A. Oh yes! I run a training program called The Institute for Creative Mindfulness that primarily trains clinicians in EMDR therapy and expressive arts therapy. The pandemic challenged us to take all of our training programs online. This has stretched my legs as an educator and content creator, and I’m grateful for this opportunity to be adaptive.

Q. If you ever retire would you prefer to live by the ocean, lake, river, mountaintop or penthouse?
A. Preferably a lake with mountains nearby.

Q. Who has had the biggest influence on you throughout your life? 
A. My first recovery sponsor, Janet Leff, who passed away in 2017. I am alive and doing the work I do in the world today because she worked her Twelfth Step with me in the most trauma-informed way possible. She is the hero of my book, “Trauma and the 12 Steps: An Inclusive Guide to Recovery.”

Q. If you were giving a dinner party for your 3 favorite authors, living or dead, who would they be? (Choose 4 if you think one might be too drunk or stoned to attend.)
A. Victor Hugo, Khalil Gibran, Audre Lorde

Q. What books are you reading now?
A. Fiction: “Temple Dancer” by Amy Weintraub. Non-Fiction: “Treating PTSD with iRest Yoga Nidra” by Dr. Richard Miller.
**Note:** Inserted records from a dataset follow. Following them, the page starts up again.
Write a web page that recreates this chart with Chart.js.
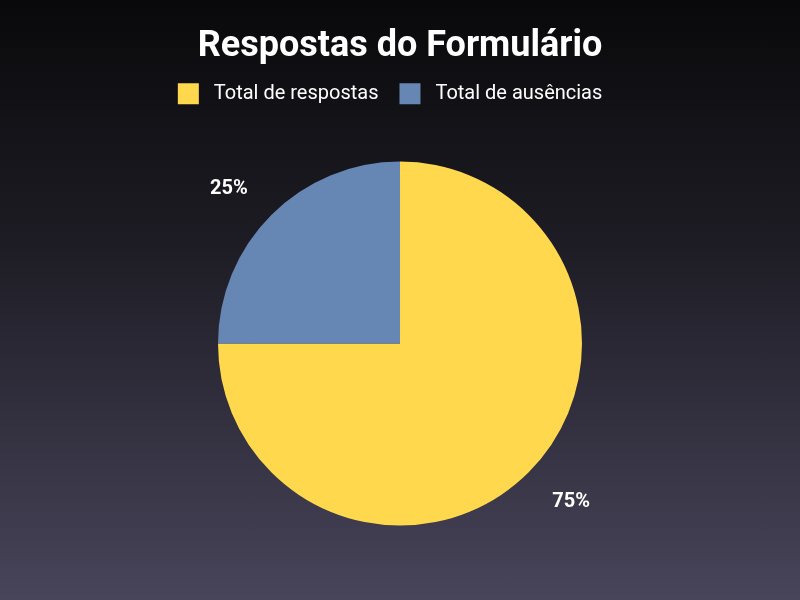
<!DOCTYPE html>
<html><head><meta charset="utf-8">
<script src="https://cdn.jsdelivr.net/npm/chart.js@4/dist/chart.umd.min.js"></script>
<style>
html,body{margin:0;padding:0;width:800px;height:600px;overflow:hidden;}
body{background:linear-gradient(to bottom,#09090b 0%,#1d1c24 40%,#48445a 100%);}
#wrap{width:800px;height:600px;position:relative;}
</style></head>
<body><div id="wrap"><canvas id="c" width="800" height="600"></canvas></div>
<script>
const categories = ["Total de respostas", "Total de ausências"];
const values = [75, 25];
const colors = ["#FFD84E", "#6686B3"];
const chartTitle = "Respostas do Formulário";

const outsideLabels = {
  id: 'outsideLabels',
  afterDatasetsDraw(chart) {
    const ctx = chart.ctx;
    const meta = chart.getDatasetMeta(0);
    const total = values.reduce((a, b) => a + b, 0);
    ctx.save();
    ctx.font = 'bold 20px Roboto';
    ctx.fillStyle = '#ffffff';
    ctx.textAlign = 'center';
    ctx.textBaseline = 'middle';
    meta.data.forEach((arc, i) => {
      const mid = (arc.startAngle + arc.endAngle) / 2;
      const r = arc.outerRadius * 1.205;
      const cx = Math.cos(mid), cy = Math.sin(mid);
      const x = arc.x + cx * r + Math.sign(cx) * 16;
      const y = arc.y + cy * r + (cy > 0 ? 3 : 0);
      ctx.fillText(Math.round(values[i] / total * 100) + '%', x, y);
    });
    ctx.restore();
  }
};

new Chart(document.getElementById('c'), {
  type: 'pie',
  data: {
    labels: categories,
    datasets: [{ data: values, backgroundColor: colors, borderWidth: 0, radius: 182 }]
  },
  options: {
    responsive: false,
    animation: false,
    layout: { padding: { top: 0, bottom: 27, left: 0, right: 0 } },
    plugins: {
      title: {
        display: true,
        text: chartTitle,
        color: '#ffffff',
        font: { family: 'Roboto', size: 36, weight: 'bold' },
        padding: { top: 25, bottom: -6 }
      },
      legend: {
        position: 'top',
        labels: {
          color: '#ffffff',
          font: { family: 'Roboto', size: 20 },
          boxWidth: 21,
          boxHeight: 21,
          padding: 21,
          generateLabels(chart) {
            const items = Chart.overrides.pie.plugins.legend.labels.generateLabels(chart);
            items.forEach((it, i) => {
              it.text = ' ' + it.text + (i === items.length - 1 ? '    ' : '');
            });
            return items;
          }
        }
      },
      tooltip: { enabled: false }
    }
  },
  plugins: [outsideLabels]
});
</script></body></html>
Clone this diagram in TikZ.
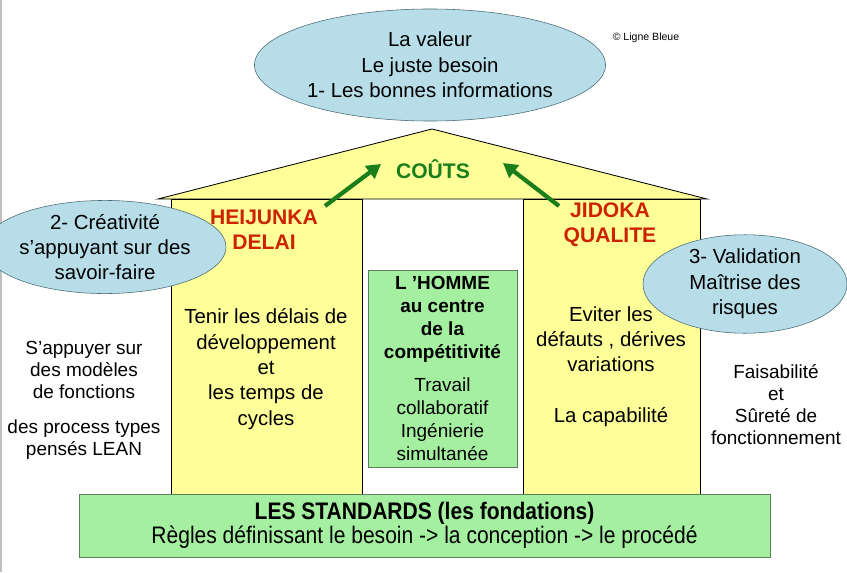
\documentclass[tikz,border=0pt]{standalone}
\usepackage{fontspec}
\setmainfont{Liberation Sans}
\newfontfamily\narrowfont[FakeStretch=0.88]{Liberation Sans}
\definecolor{PillarYellow}{HTML}{FFFF99}
\definecolor{BubbleBlue}{HTML}{B7DEE8}
\definecolor{BubbleEdge}{HTML}{4A6A74}
\definecolor{BaseGreen}{HTML}{A4F0A0}
\definecolor{BaseEdge}{HTML}{5A7F5A}
\definecolor{TitleRed}{HTML}{CC2200}
\definecolor{CostGreen}{HTML}{1A7F1A}
\usetikzlibrary{shapes.geometric, arrows.meta}

\begin{document}
\begin{tikzpicture}[x=0.025cm, y=-0.025cm,
    bulle/.style={ellipse, draw=BubbleEdge, fill=BubbleBlue, inner sep=0pt, align=center, font=\fontsize{14.5}{18}\selectfont},
    titre/.style={align=center, text=TitleRed, font=\bfseries\fontsize{15}{17.7}\selectfont},
    corps/.style={align=center, font=\fontsize{14.5}{18}\selectfont},
    marge/.style={align=center, font=\fontsize{13.5}{15.7}\selectfont},
    fleche/.style={-{Triangle[length=10pt,width=11pt]}, line width=3pt, CostGreen}]

    \useasboundingbox (0,0) rectangle (847,572);
    \draw [gray!50, line width=1pt] (1,0) -- (1,572);

    \coordinate (RoofL) at (158,199);
    \coordinate (Apex) at (432,129);
    \coordinate (RoofR) at (707,199);

    % toit et piliers
    \draw [fill=PillarYellow, line width=0.6pt] (RoofL) -- (Apex) -- (RoofR) -- cycle;
    \draw [fill=PillarYellow, line width=0.6pt] (171,199) rectangle (362,494);
    \draw [fill=PillarYellow, line width=0.6pt] (523,199) rectangle (700,494);

    \node [draw=BaseEdge, fill=BaseGreen, minimum width=3.725cm, minimum height=4.925cm, inner sep=0pt, align=center,
           font=\fontsize{13.5}{16.3}\selectfont] (homme) at (442.5,368.5)
          {\textbf{L 'HOMME}\\ \textbf{au centre}\\ \textbf{de la}\\ \textbf{compétitivité}\\[7pt]
           Travail\\ collaboratif\\ Ingénierie\\ simultanée};

    \node [draw=BaseEdge, fill=BaseGreen, minimum width=17.275cm, minimum height=1.575cm, inner sep=0pt, align=center,
           font=\narrowfont\fontsize{17}{17.5}\selectfont] (standards) at (424.5,525.5)
          {\textbf{LES STANDARDS (les fondations)}\\ Règles définissant le besoin -> la conception -> le procédé};

    % bulles
    \node [bulle, minimum width=8.775cm, minimum height=2.8cm] (valeur) at (430,65)
          {La valeur\\ Le juste besoin\\ 1- Les bonnes informations};
    \node [bulle, minimum width=5.1cm, minimum height=2.1cm] (creativite) at (105,247)
          {2- Créativité\\ s’appuyant sur des\\ savoir-faire};
    \node [bulle, minimum width=5.1cm, minimum height=2.15cm] (validation) at (745,284)
          {3- Validation\\ Maîtrise des\\ risques};

    \node [font=\fontsize{7.5}{9}\selectfont] (copyright) at (646,38) {© Ligne Bleue};

    \node [text=CostGreen, font=\bfseries\fontsize{15}{18}\selectfont] (couts) at (433,169) {COÛTS};
    \node [titre] (delai) at (264,229.5) {HEIJUNKA\\ DELAI};
    \node [titre] (qualite) at (610,225) {JIDOKA\\ QUALITE};

    \node [corps] (tenir) at (266,369)
          {Tenir les délais de\\ développement\\ et\\ les temps de\\ cycles};
    \node [corps] (eviter) at (611,366.5)
          {Eviter les\\ défauts , dérives\\ variations\\[18pt] La capabilité};

    \node [marge] (modeles) at (84,400)
          {S’appuyer sur\\ des modèles\\ de fonctions\\[9pt] des process types\\ pensés LEAN};
    \node [marge] (surete) at (776,404.5)
          {Faisabilité\\ et\\ Sûreté de\\ fonctionnement};

    % fleches vers les couts
    \coordinate (departG) at (325,206);
    \coordinate (pointeG) at (381,164);
    \coordinate (departD) at (559,206);
    \coordinate (pointeD) at (503,163);
    \draw [fleche] (departG) -- (pointeG);
    \draw [fleche] (departD) -- (pointeD);

\end{tikzpicture}
\end{document}
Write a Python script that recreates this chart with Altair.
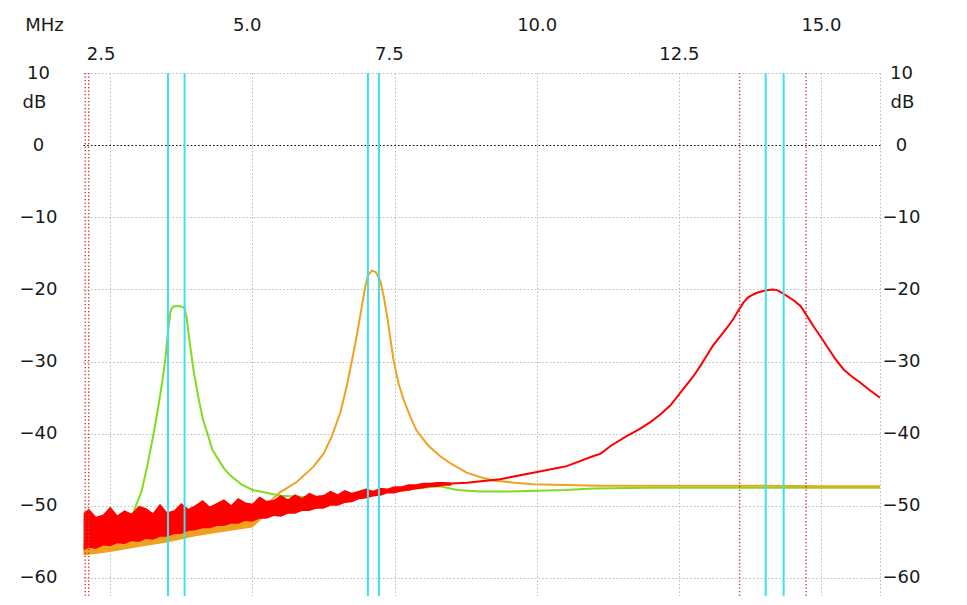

Q. What is your FAVORITE Radio show, news show, podcast?
A. “Last Week Tonight” with John Oliver

Q. Are you bingeing on any TV series? If so which ones.?
A. In between binges at the moment; all caught up on “The Boys” so am now watching it week-to-week.

Q. Which film have you watched the most? 
A. “LA Confidential”

Q. Who is your FAVORITE Director?
A. Ken Burns

Q. Who is your favorite sober celebrity?
A. Nadia Bolz-Weber

Q.  What is your FAVORITE Band/composer/musical artist?
A. Gillian Welch & David Rawlings

Q.  What is your FAVORITE Broadway musical/play?
A. Comedy: “The Book of Mormon” Drama: “Les Miserables”

Q. What is your FAVORITE City?
A. Dubrovnik (Croatia)

Q. What is the best piece of advice YOU’VE been given?
A. “What are you going to do about it now?” (Janet’s famous question to me, delivered after fully validating my trauma story in the most loving and non-judgmental way possible).

Q. What is the greatest risk you have ever taken?
A. Coming out in my professional life as a woman in recovery from a Dissociative Disorder (on the mental health side of my recovery); this diagnosis is still shrouded in so much fear, stigma, and misunderstanding, and there was a risk in coming out that I would be discredited and not taken seriously. The freedom in speaking boldly from my lives experience has made the coming out worth it. I am now a healthier educator, writer, and human being because of it!

Q. What is your biggest regret?
A. That I didn’t “come out” (as bisexual) sooner; this also involves the regret that I stayed tied to obligation culture of organized conservative religion for so long.

Q. Have you ever been arrested and if so, for what?
A. No, and yet I should have been many times

Q. What is the proudest moment in your life?
A. Whenever I see one of my students who I have mentored go on to teach themselves; sitting in the room and watching them always brings me to tears.